(Plotting code records)
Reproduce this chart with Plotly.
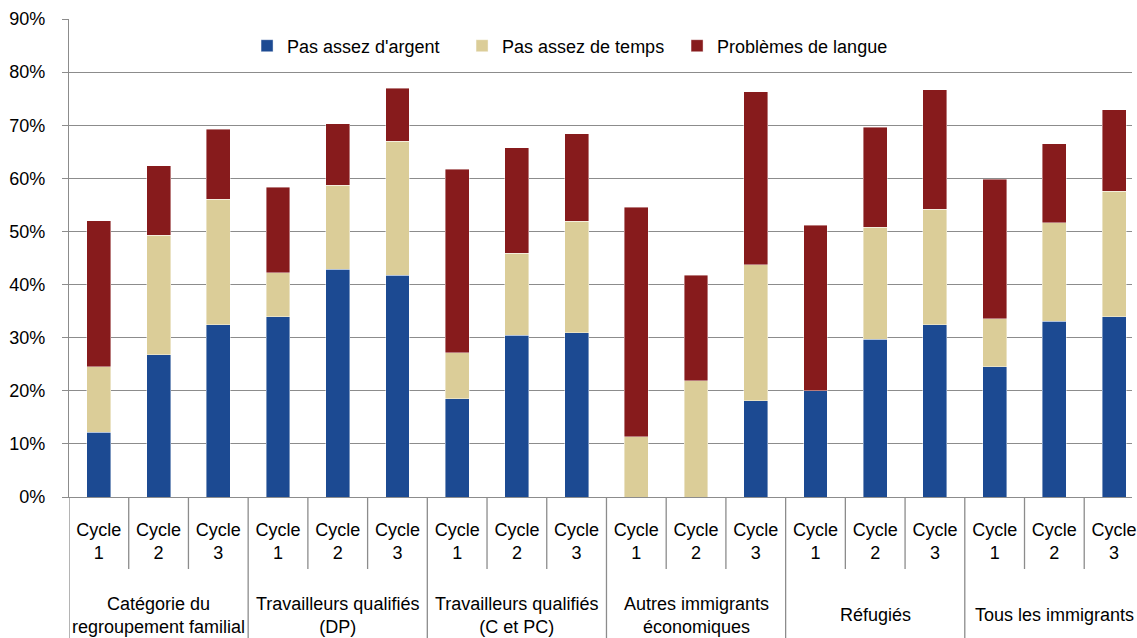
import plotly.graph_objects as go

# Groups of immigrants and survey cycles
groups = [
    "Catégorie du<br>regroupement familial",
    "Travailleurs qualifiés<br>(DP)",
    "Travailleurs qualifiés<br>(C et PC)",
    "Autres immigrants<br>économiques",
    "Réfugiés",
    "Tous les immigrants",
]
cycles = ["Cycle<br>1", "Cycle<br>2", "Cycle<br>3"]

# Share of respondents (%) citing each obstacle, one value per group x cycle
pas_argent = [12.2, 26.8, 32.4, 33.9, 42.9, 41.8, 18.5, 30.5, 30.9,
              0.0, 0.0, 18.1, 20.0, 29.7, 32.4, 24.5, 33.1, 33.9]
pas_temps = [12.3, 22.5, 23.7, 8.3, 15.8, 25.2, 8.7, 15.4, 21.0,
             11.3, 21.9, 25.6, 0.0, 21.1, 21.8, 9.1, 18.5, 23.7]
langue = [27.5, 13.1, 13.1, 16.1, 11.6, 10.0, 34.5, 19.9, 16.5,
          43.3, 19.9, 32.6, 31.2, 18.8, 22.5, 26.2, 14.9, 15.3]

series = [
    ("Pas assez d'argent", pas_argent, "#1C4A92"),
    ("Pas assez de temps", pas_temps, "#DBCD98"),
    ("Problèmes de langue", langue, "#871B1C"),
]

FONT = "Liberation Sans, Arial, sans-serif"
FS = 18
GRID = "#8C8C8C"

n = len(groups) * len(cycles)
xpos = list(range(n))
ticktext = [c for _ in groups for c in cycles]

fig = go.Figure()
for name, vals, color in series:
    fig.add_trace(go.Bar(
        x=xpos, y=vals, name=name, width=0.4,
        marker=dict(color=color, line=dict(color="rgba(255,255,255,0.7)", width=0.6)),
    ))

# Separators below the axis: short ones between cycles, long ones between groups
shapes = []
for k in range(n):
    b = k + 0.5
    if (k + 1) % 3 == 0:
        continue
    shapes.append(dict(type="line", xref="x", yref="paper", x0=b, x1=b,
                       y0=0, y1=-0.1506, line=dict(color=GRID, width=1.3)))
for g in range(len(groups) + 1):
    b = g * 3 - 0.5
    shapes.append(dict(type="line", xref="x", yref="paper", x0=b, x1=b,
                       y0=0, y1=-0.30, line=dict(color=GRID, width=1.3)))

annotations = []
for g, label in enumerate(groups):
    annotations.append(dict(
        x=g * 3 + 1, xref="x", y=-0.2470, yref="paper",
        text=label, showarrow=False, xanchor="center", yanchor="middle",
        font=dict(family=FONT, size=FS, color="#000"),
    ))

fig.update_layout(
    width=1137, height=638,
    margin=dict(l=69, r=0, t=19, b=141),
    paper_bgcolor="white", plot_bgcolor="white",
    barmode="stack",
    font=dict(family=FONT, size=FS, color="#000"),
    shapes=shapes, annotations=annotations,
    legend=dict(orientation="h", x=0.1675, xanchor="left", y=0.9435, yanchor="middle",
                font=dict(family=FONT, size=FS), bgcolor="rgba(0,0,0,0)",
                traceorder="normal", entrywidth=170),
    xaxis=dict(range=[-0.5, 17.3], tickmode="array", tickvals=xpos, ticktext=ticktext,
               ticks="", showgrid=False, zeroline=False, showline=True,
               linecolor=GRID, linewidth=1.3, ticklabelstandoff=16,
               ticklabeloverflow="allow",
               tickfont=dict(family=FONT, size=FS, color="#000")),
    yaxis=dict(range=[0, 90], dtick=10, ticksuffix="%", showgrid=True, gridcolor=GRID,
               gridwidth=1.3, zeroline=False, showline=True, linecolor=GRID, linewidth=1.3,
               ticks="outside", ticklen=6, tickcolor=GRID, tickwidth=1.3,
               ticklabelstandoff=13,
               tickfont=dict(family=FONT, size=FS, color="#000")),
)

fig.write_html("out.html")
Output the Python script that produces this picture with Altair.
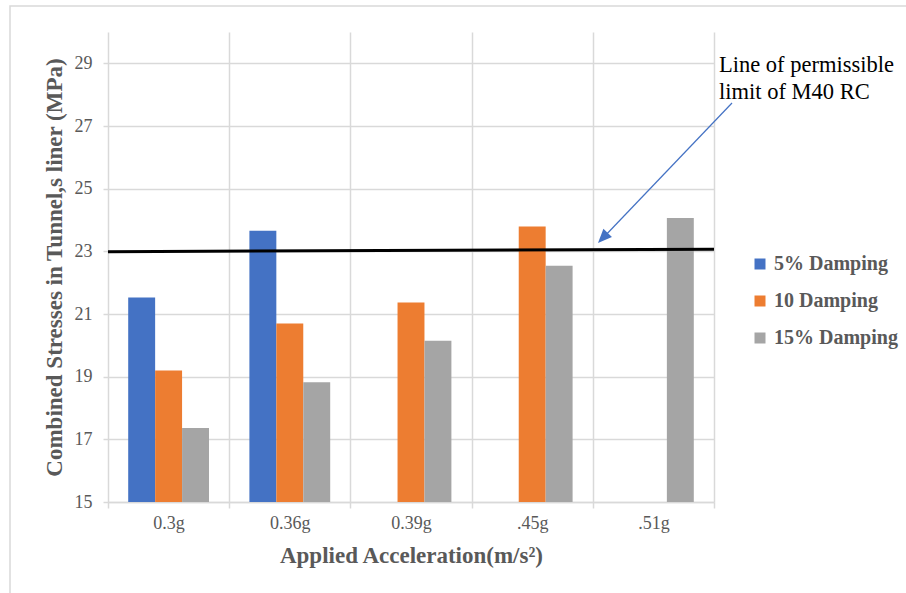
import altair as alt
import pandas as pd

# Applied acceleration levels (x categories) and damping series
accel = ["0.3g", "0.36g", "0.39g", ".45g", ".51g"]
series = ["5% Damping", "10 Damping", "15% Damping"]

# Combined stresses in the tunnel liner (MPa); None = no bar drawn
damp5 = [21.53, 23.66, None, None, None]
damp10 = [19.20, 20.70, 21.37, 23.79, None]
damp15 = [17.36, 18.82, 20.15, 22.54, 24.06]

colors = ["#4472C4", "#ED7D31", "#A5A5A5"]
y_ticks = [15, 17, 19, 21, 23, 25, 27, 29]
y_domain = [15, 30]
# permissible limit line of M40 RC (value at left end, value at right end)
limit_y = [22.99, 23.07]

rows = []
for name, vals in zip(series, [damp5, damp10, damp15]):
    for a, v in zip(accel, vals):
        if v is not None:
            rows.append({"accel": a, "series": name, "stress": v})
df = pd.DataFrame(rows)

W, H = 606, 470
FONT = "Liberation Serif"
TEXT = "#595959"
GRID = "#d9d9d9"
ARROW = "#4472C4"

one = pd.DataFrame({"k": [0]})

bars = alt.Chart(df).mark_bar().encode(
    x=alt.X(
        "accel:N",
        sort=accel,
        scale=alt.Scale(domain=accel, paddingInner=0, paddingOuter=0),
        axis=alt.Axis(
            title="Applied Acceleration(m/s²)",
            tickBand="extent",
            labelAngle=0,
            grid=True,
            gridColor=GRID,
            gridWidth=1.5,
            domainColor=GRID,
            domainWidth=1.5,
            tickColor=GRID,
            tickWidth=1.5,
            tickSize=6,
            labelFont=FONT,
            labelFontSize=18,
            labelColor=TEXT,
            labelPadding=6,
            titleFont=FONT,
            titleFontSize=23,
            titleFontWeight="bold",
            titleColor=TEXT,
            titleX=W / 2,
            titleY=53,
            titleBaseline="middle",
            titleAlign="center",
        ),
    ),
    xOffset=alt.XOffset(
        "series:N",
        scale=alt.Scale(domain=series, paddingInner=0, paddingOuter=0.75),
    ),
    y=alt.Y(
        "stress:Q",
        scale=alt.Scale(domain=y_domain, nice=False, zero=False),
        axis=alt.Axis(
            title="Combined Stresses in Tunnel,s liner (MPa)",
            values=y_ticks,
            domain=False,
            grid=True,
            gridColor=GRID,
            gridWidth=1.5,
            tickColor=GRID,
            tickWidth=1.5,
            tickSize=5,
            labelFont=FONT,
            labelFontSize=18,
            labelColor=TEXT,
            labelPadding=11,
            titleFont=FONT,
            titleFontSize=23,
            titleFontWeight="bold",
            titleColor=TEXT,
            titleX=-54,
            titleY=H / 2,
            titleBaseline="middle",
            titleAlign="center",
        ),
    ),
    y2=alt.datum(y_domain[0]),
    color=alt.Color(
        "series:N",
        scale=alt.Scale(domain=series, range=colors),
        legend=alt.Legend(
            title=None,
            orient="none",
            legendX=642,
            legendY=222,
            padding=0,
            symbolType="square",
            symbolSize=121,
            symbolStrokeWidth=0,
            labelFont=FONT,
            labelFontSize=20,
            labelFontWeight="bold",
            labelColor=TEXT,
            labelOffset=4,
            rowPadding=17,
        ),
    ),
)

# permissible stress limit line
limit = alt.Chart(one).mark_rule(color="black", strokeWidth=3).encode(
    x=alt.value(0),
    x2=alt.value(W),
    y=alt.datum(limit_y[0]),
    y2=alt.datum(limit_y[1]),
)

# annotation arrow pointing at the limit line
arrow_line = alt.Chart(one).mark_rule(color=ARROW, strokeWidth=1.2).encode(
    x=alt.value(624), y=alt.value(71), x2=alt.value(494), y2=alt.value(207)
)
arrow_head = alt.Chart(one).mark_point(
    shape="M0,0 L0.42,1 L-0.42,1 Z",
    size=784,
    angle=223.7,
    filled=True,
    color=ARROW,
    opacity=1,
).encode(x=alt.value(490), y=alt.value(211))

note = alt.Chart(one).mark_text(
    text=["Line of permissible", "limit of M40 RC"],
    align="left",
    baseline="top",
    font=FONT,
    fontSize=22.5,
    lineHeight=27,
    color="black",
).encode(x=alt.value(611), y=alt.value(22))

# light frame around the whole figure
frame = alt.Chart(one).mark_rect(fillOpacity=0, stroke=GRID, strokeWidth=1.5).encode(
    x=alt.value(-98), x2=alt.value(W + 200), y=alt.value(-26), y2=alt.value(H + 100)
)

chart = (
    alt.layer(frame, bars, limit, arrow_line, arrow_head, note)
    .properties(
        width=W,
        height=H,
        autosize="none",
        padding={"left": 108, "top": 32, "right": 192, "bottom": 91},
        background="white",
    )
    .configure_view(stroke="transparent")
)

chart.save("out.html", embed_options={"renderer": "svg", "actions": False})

= TASK INSTRUCTIONS =
Would you reproduce the lines above, from the very first through the line containing "ticktext = [c", exactly and without the pictures?

= WORKED SOLUTION =
Reproduce this chart with Plotly.
import plotly.graph_objects as go

# Groups of immigrants and survey cycles
groups = [
    "Catégorie du<br>regroupement familial",
    "Travailleurs qualifiés<br>(DP)",
    "Travailleurs qualifiés<br>(C et PC)",
    "Autres immigrants<br>économiques",
    "Réfugiés",
    "Tous les immigrants",
]
cycles = ["Cycle<br>1", "Cycle<br>2", "Cycle<br>3"]

# Share of respondents (%) citing each obstacle, one value per group x cycle
pas_argent = [12.2, 26.8, 32.4, 33.9, 42.9, 41.8, 18.5, 30.5, 30.9,
              0.0, 0.0, 18.1, 20.0, 29.7, 32.4, 24.5, 33.1, 33.9]
pas_temps = [12.3, 22.5, 23.7, 8.3, 15.8, 25.2, 8.7, 15.4, 21.0,
             11.3, 21.9, 25.6, 0.0, 21.1, 21.8, 9.1, 18.5, 23.7]
langue = [27.5, 13.1, 13.1, 16.1, 11.6, 10.0, 34.5, 19.9, 16.5,
          43.3, 19.9, 32.6, 31.2, 18.8, 22.5, 26.2, 14.9, 15.3]

series = [
    ("Pas assez d'argent", pas_argent, "#1C4A92"),
    ("Pas assez de temps", pas_temps, "#DBCD98"),
    ("Problèmes de langue", langue, "#871B1C"),
]

FONT = "Liberation Sans, Arial, sans-serif"
FS = 18
GRID = "#8C8C8C"

n = len(groups) * len(cycles)
xpos = list(range(n))
ticktext = [c for _ in groups for c in cycles]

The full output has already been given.